Meh. I'll take the lesser of two evils here. Leaning on nostalgia is unfortunate, but it's a side effect of the result of the prequel trilogy. Lucas punished Star Wars fans with a trilogy of overindulgent shit. It's not even eye candy at best. And people shit on Christensen because of the "acting" portion of Lucas' "script". Boyega and Ridley brought better acting in their first Star Wars movie than anything Hayden and Natalie brought for their entire duration of the prequels. I mean, the new actors nailed it fairly well, with blips here and there.

There was no deeper meaning in the prequels either. Where's the deeper meaning? When Anakin leaves his home just like Luke had to? When everyone and their brother had a lightsaber and waved it around as if it was dick measuring? Order 66 in Ep. III was supposed to have meaning because of the slaughter of all Jedi, but it has zero context. There are no deeper meanings in the supposedly more "original" prequel trilogy. They don't exist to me. Because Lucas failed to deliver a story in a saga that focuses on the Skywalker lineage. The whole point was to show Anakin's turn to the dark side. A complete contrast/comparison to Luke's road in the OT. Unfortunately, even that gets muddied in the absolute horrendous mess of effects, dialogue, acting, and ridiculous storylines that border on insulting to a fanbase that has been around for decades.

I don't really want to hear about how I have to watch Clone Wars either. Even though I watch it, the movies should explain themselves. TFA was guilty of this too. Relying on novels for back story and fluff like that. It's a negative characteristic for the Star Wars saga. Unfortunately, the prequels leaned on this far greater than TFA, which is ridiculous, considering it was George Lucas. He should've known better. 

People can give JJ shit all they want to, but he had to take a franchise that longtime fans were severely nervous about going into a new trilogy. He definitely leaned on nostalgia more than he needed to, but he sure as hell didn't insult us with some half-baked, middling, absolutely horrendous entry into the Skywalker saga. At the end of the day, the prequels barely said anything about the Skywalkers properly.
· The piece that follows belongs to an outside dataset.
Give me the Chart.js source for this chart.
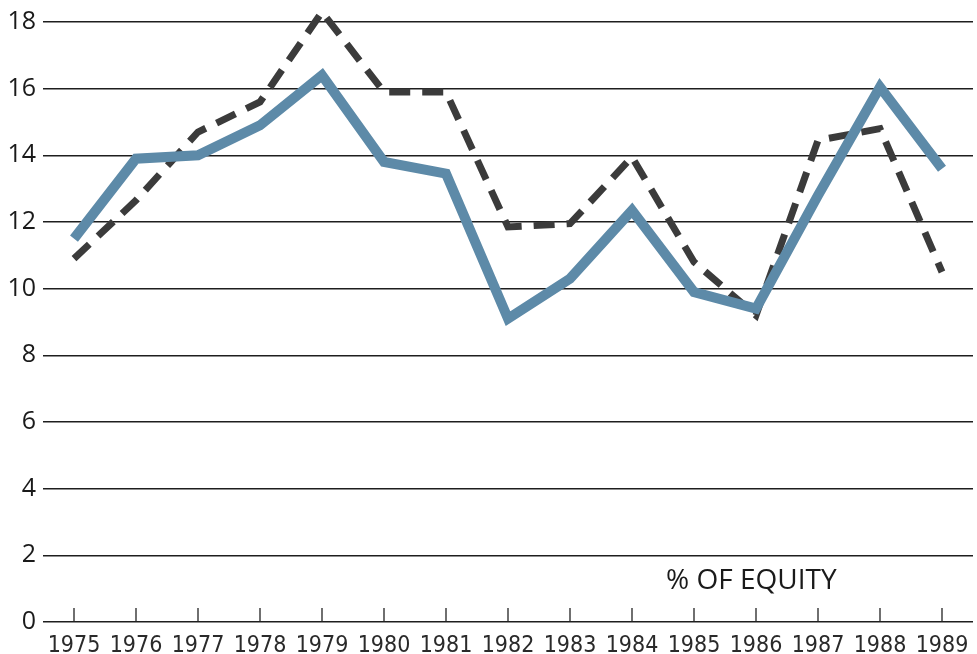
<!DOCTYPE html>
<html>
<head>
<meta charset="utf-8">
<script src="https://cdn.jsdelivr.net/npm/chart.js@4/dist/chart.umd.min.js"></script>
<style>
html,body{margin:0;padding:0;background:#fff;}
#wrap{width:977px;height:654px;position:relative;}
</style>
</head>
<body>
<div id="wrap"><canvas id="c" width="977" height="654"></canvas></div>
<script>
const years = ['1975','1976','1977','1978','1979','1980','1981','1982','1983','1984','1985','1986','1987','1988','1989'];
const solidSeries = [11.5, 13.9, 14.0, 14.9, 16.4, 13.8, 13.45, 9.1, 10.3, 12.35, 9.9, 9.4, 12.8, 16.05, 13.6];
const dashedSeries = [10.9, 12.65, 14.7, 15.6, 18.3, 15.9, 15.9, 11.85, 11.95, 13.95, 10.8, 9.2, 14.45, 14.8, 10.5];
const yTicks = [0, 2, 4, 6, 8, 10, 12, 14, 16, 18];
const unitLabel = '% OF EQUITY';

const FONT = "'Open Sans', 'DejaVu Sans', sans-serif";
const NARROW = "'Liberation Sans Narrow', 'DejaVu Sans Condensed', 'Open Sans', sans-serif";

const overlay = {
  id: 'overlay',
  afterDatasetsDraw(chart) {
    const ctx = chart.ctx;
    const xs = chart.scales.x, ys = chart.scales.y;
    const y0 = ys.getPixelForValue(0);
    ctx.save();
    ctx.strokeStyle = '#222';
    ctx.lineWidth = 1.3;
    years.forEach((yr, i) => {
      const x = xs.getPixelForValue(i);
      ctx.beginPath();
      ctx.moveTo(x, y0);
      ctx.lineTo(x, y0 - 14);
      ctx.stroke();
    });
    ctx.fillStyle = '#1a1a1a';
    ctx.font = "28px " + FONT;
    ctx.textAlign = 'left';
    ctx.textBaseline = 'middle';
    ctx.fillText(unitLabel, xs.getPixelForValue(9.55), ys.getPixelForValue(1.23));
    ctx.restore();
  }
};

new Chart(document.getElementById('c'), {
  type: 'line',
  data: {
    labels: years,
    datasets: [
      {
        label: 'solid',
        data: solidSeries,
        borderColor: '#5d8aa8',
        borderWidth: 10,
        pointRadius: 0,
        tension: 0,
        fill: false,
        clip: false,
        borderJoinStyle: 'miter',
        order: 0
      },
      {
        label: 'dashed',
        data: dashedSeries,
        borderColor: '#3b3b3b',
        borderWidth: 7,
        borderDash: [21, 12],
        pointRadius: 0,
        tension: 0,
        fill: false,
        clip: false,
        borderJoinStyle: 'miter',
        order: 1
      }
    ]
  },
  options: {
    responsive: false,
    animation: false,
    devicePixelRatio: 1,
    layout: { padding: { top: 10, right: 4, left: 0, bottom: 0 } },
    plugins: { legend: { display: false }, tooltip: { enabled: false } },
    scales: {
      x: {
        type: 'category',
        offset: true,
        grid: { display: false },
        border: { display: false },
        ticks: {
          color: '#2a2a2a',
          font: { family: NARROW, size: 23 },
          padding: 2,
          maxRotation: 0,
          autoSkip: false
        },
        afterFit(s) { s.height = 32; }
      },
      y: {
        min: 0,
        max: 18,
        afterBuildTicks(s) { s.ticks = yTicks.map(v => ({ value: v })); },
        grid: { color: '#1e1e1e', lineWidth: 1.4, drawTicks: false },
        border: { display: false },
        ticks: {
          color: '#1a1a1a',
          font: { family: FONT, size: 25 },
          padding: 7
        },
        afterFit(s) { s.width = 43; }
      }
    }
  },
  plugins: [overlay]
});
</script>
</body>
</html>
JJ already proved he knew where he was going with it. Nostalgia or not.

And yes, SW is all about the Skywalkers.

Totally agree on Clone Wars and Star Wars novels. And I agree that "The Tragedy of Darth Vader" could have been much more deeper than that instead of constant politic talks and bad romance. Still I think they are very interesting things underlying the story.
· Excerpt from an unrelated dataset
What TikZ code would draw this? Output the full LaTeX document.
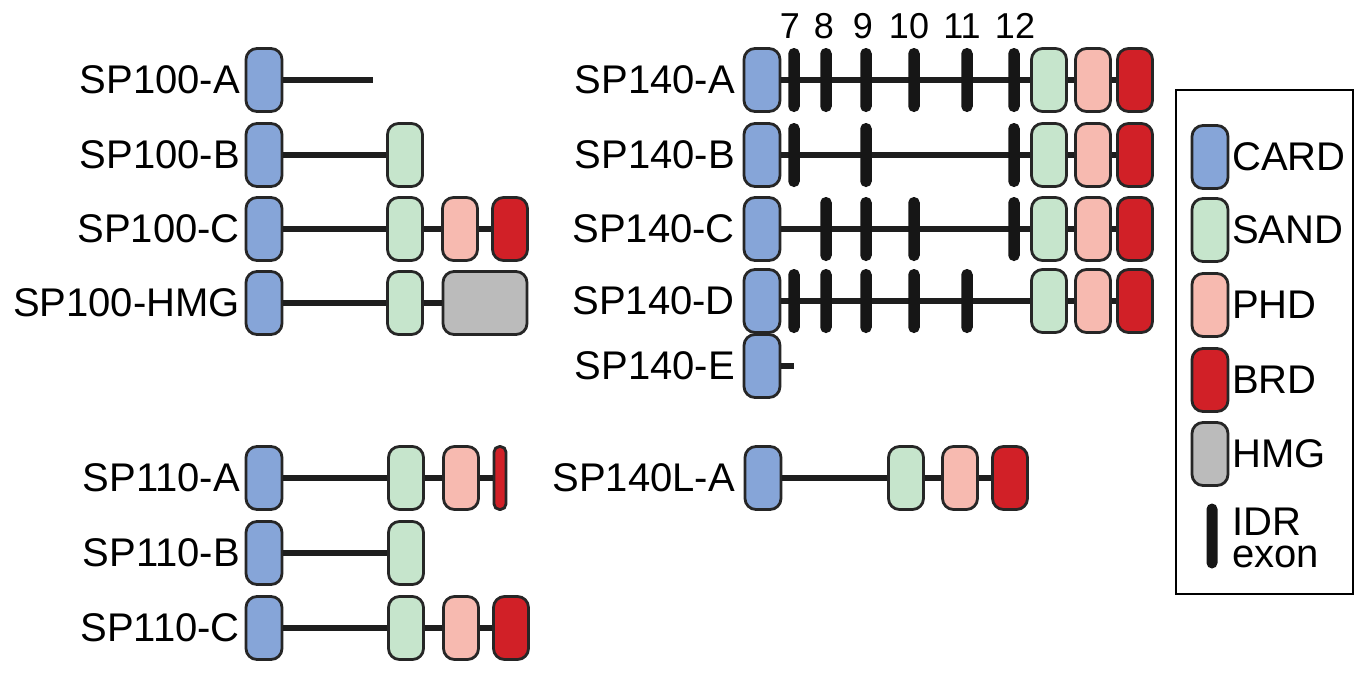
\documentclass[tikz,border=0pt]{standalone}
\usepackage{fontspec}
\setmainfont{Liberation Sans}
\definecolor{cardc}{HTML}{86A5D8}
\definecolor{sandc}{HTML}{C6E5CC}
\definecolor{phdc}{HTML}{F7BAB0}
\definecolor{brdc}{HTML}{D12027}
\definecolor{hmgc}{HTML}{BBBBBB}
\definecolor{edgec}{HTML}{262626}
\definecolor{barc}{HTML}{161616}
\definecolor{linec}{HTML}{1E1E1E}
\begin{document}
\begin{tikzpicture}[x=1pt,y=-1pt,
  dom/.style={rectangle, rounded corners=11pt, draw=edgec, line width=2.8pt, minimum height=63pt, inner sep=0pt},
  card/.style={dom, fill=cardc, minimum width=36pt},
  sand/.style={dom, fill=sandc, minimum width=35pt},
  phd/.style={dom, fill=phdc, minimum width=35pt},
  brd/.style={dom, fill=brdc, minimum width=35pt},
  brdthin/.style={dom, fill=brdc, minimum width=12pt, rounded corners=5.5pt},
  hmg/.style={dom, fill=hmgc, minimum width=84pt},
  exonbar/.style={rectangle, rounded corners=5.5pt, fill=barc, minimum width=11.5pt, minimum height=64pt, inner sep=0pt},
  link/.style={line width=6pt, draw=linec},
  lab/.style={font=\fontsize{40}{44}\selectfont, anchor=east, inner sep=0pt},
  leglab/.style={font=\fontsize{40}{44}\selectfont, anchor=west, inner sep=0pt},
  num/.style={font=\fontsize{36}{40}\selectfont, inner sep=0pt}
]
\useasboundingbox (0,0) rectangle (1361,675);

% ---------- SP100 ----------
\node[lab] (l100a) at (240,80) {SP100-A};
\node[card] (a100c) at (264,80) {};
\coordinate (a100e) at (373,80);
\draw[link] (a100c) -- (a100e);

\node[lab] (l100b) at (240,155) {SP100-B};
\node[card] (b100c) at (264,155) {};
\node[sand] (b100s) at (405,155) {};
\draw[link] (b100c) -- (b100s);

\node[lab] (l100c) at (240,229) {SP100-C};
\node[card] (c100c) at (264,229) {};
\node[sand] (c100s) at (405,229) {};
\node[phd] (c100p) at (460,229) {};
\node[brd] (c100b) at (510,229) {};
\draw[link] (c100c) -- (c100s);
\draw[link] (c100s) -- (c100p);
\draw[link] (c100p) -- (c100b);

\node[lab] (l100h) at (240,303) {SP100-HMG};
\node[card] (h100c) at (264,303) {};
\node[sand] (h100s) at (405,303) {};
\node[hmg] (h100h) at (485,303) {};
\draw[link] (h100c) -- (h100s);
\draw[link] (h100s) -- (h100h);

% ---------- SP110 ----------
\node[lab] (l110a) at (240,478) {SP110-A};
\node[card] (a110c) at (264,478) {};
\node[sand] (a110s) at (406,478) {};
\node[phd] (a110p) at (461,478) {};
\node[brdthin] (a110b) at (500,478) {};
\draw[link] (a110c) -- (a110s);
\draw[link] (a110s) -- (a110p);
\draw[link] (a110p) -- (a110b);

\node[lab] (l110b) at (240,553) {SP110-B};
\node[card] (b110c) at (264,553) {};
\node[sand] (b110s) at (406,553) {};
\draw[link] (b110c) -- (b110s);

\node[lab] (l110c) at (240,628) {SP110-C};
\node[card] (c110c) at (264,628) {};
\node[sand] (c110s) at (406,628) {};
\node[phd] (c110p) at (461,628) {};
\node[brd] (c110b) at (511,628) {};
\draw[link] (c110c) -- (c110s);
\draw[link] (c110s) -- (c110p);
\draw[link] (c110p) -- (c110b);

% ---------- SP140 exon numbers ----------
\node[num] (n7) at (790,26) {7};
\node[num] (n8) at (824,26) {8};
\node[num] (n9) at (863,26) {9};
\node[num] (n10) at (909,26) {10};
\node[num] (n11) at (962,26) {11};
\node[num] (n12) at (1015,26) {12};

% ---------- SP140-A ----------
\node[lab] (l140a) at (735,80) {SP140-A};
\node[card] (a140c) at (762,80) {};
\node[sand] (a140s) at (1049,80) {};
\node[phd] (a140p) at (1093,80) {};
\node[brd] (a140b) at (1135,80) {};
\draw[link] (a140c) -- (a140s);
\draw[link] (a140s) -- (a140p);
\draw[link] (a140p) -- (a140b);
\node[exonbar] (a140x7) at (794,80) {};
\node[exonbar] (a140x8) at (826,80) {};
\node[exonbar] (a140x9) at (866,80) {};
\node[exonbar] (a140x10) at (914,80) {};
\node[exonbar] (a140x11) at (967,80) {};
\node[exonbar] (a140x12) at (1014,80) {};

% ---------- SP140-B ----------
\node[lab] (l140b) at (735,155) {SP140-B};
\node[card] (b140c) at (762,155) {};
\node[sand] (b140s) at (1049,155) {};
\node[phd] (b140p) at (1093,155) {};
\node[brd] (b140b) at (1135,155) {};
\draw[link] (b140c) -- (b140s);
\draw[link] (b140s) -- (b140p);
\draw[link] (b140p) -- (b140b);
\node[exonbar] (b140x7) at (794,155) {};
\node[exonbar] (b140x9) at (866,155) {};
\node[exonbar] (b140x12) at (1014,155) {};

% ---------- SP140-C ----------
\node[lab] (l140c) at (735,229) {SP140-C};
\node[card] (c140c) at (762,229) {};
\node[sand] (c140s) at (1049,229) {};
\node[phd] (c140p) at (1093,229) {};
\node[brd] (c140b) at (1135,229) {};
\draw[link] (c140c) -- (c140s);
\draw[link] (c140s) -- (c140p);
\draw[link] (c140p) -- (c140b);
\node[exonbar] (c140x8) at (826,229) {};
\node[exonbar] (c140x9) at (866,229) {};
\node[exonbar] (c140x10) at (914,229) {};
\node[exonbar] (c140x12) at (1014,229) {};

% ---------- SP140-D ----------
\node[lab] (l140d) at (735,301) {SP140-D};
\node[card] (d140c) at (762,301) {};
\node[sand] (d140s) at (1049,301) {};
\node[phd] (d140p) at (1093,301) {};
\node[brd] (d140b) at (1135,301) {};
\draw[link] (d140c) -- (d140s);
\draw[link] (d140s) -- (d140p);
\draw[link] (d140p) -- (d140b);
\node[exonbar] (d140x7) at (794,301) {};
\node[exonbar] (d140x8) at (826,301) {};
\node[exonbar] (d140x9) at (866,301) {};
\node[exonbar] (d140x10) at (914,301) {};
\node[exonbar] (d140x11) at (967,301) {};

% ---------- SP140-E ----------
\node[lab] (l140e) at (735,366) {SP140-E};
\node[card] (e140c) at (762,366) {};
\coordinate (e140e) at (794,366);
\draw[link] (e140c) -- (e140e);

% ---------- SP140L-A ----------
\node[lab] (l140l) at (735,478) {SP140L-A};
\node[card] (l140c) at (763,478) {};
\node[sand] (l140s) at (906,478) {};
\node[phd] (l140p) at (960,478) {};
\node[brd] (l140b) at (1010,478) {};
\draw[link] (l140c) -- (l140s);
\draw[link] (l140s) -- (l140p);
\draw[link] (l140p) -- (l140b);

% ---------- Legend ----------
\node[draw=black, line width=2.6pt, minimum width=177pt, minimum height=504pt, inner sep=0pt] (legend) at (1264.5,342) {};
\node[card] (kcard) at (1210,157) {};
\node[leglab] (tcard) at (1232,157) {CARD};
\node[sand, minimum width=36pt] (ksand) at (1210,230) {};
\node[leglab] (tsand) at (1232,230) {SAND};
\node[phd, minimum width=36pt] (kphd) at (1210,305) {};
\node[leglab] (tphd) at (1232,305) {PHD};
\node[brd, minimum width=36pt] (kbrd) at (1210,380) {};
\node[leglab] (tbrd) at (1232,380) {BRD};
\node[hmg, minimum width=36pt] (khmg) at (1210,454) {};
\node[leglab] (thmg) at (1232,454) {HMG};
\node[exonbar, minimum width=11pt, minimum height=65pt] (kexon) at (1212,536) {};
\node[leglab, anchor=base west] (tidr) at (1232,535) {IDR};
\node[leglab, anchor=base west] (texon) at (1232,567) {exon};
\end{tikzpicture}
\end{document}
Well if you're doing a new trilogy to something as legendary as Star Wars, at least you're trying to achieve a certain level where you're going to do your best to blow people's minds with news worlds, concepts etc. Which is probably not going to happen.

It's all about maximum profits and minimum risks and it's a scam. Fans are genuinely buying this into thinking this is the best that Disney could have done. 
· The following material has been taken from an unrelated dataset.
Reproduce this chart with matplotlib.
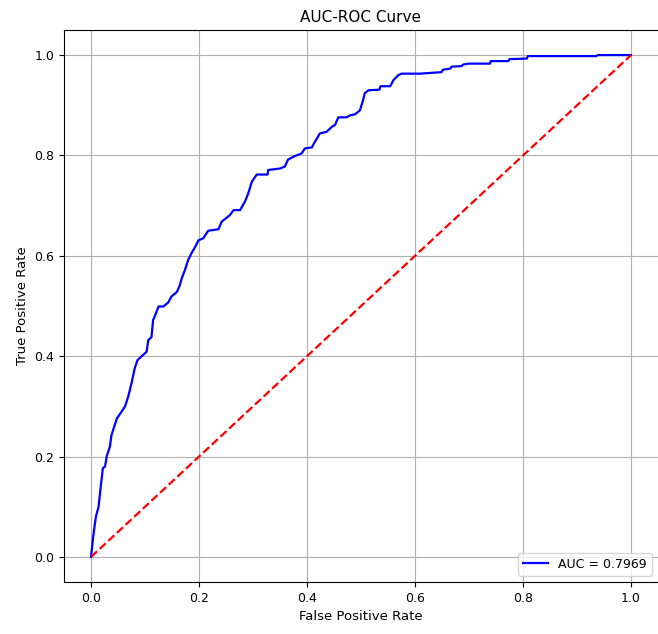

I'm not even sure JJ knew where they were going with it. It's baby steps here, and baby steps there I guess that's why JJ was approached to direct TFA first. 

 

3 minutes ago, DieselDaisy said:

We are starting from a fairly low base with these films. Comparing The Force Awakens with the prequels is a bit like comparing diarrhea with vomit and asking the question 'which one is better?'

 

They sure have fooled everyone into thinking this movie will be memorable in the coming years. JJ and Disney tried to establish themselves as the true companion to the original trilogy but ultimately fell into the comparison trap.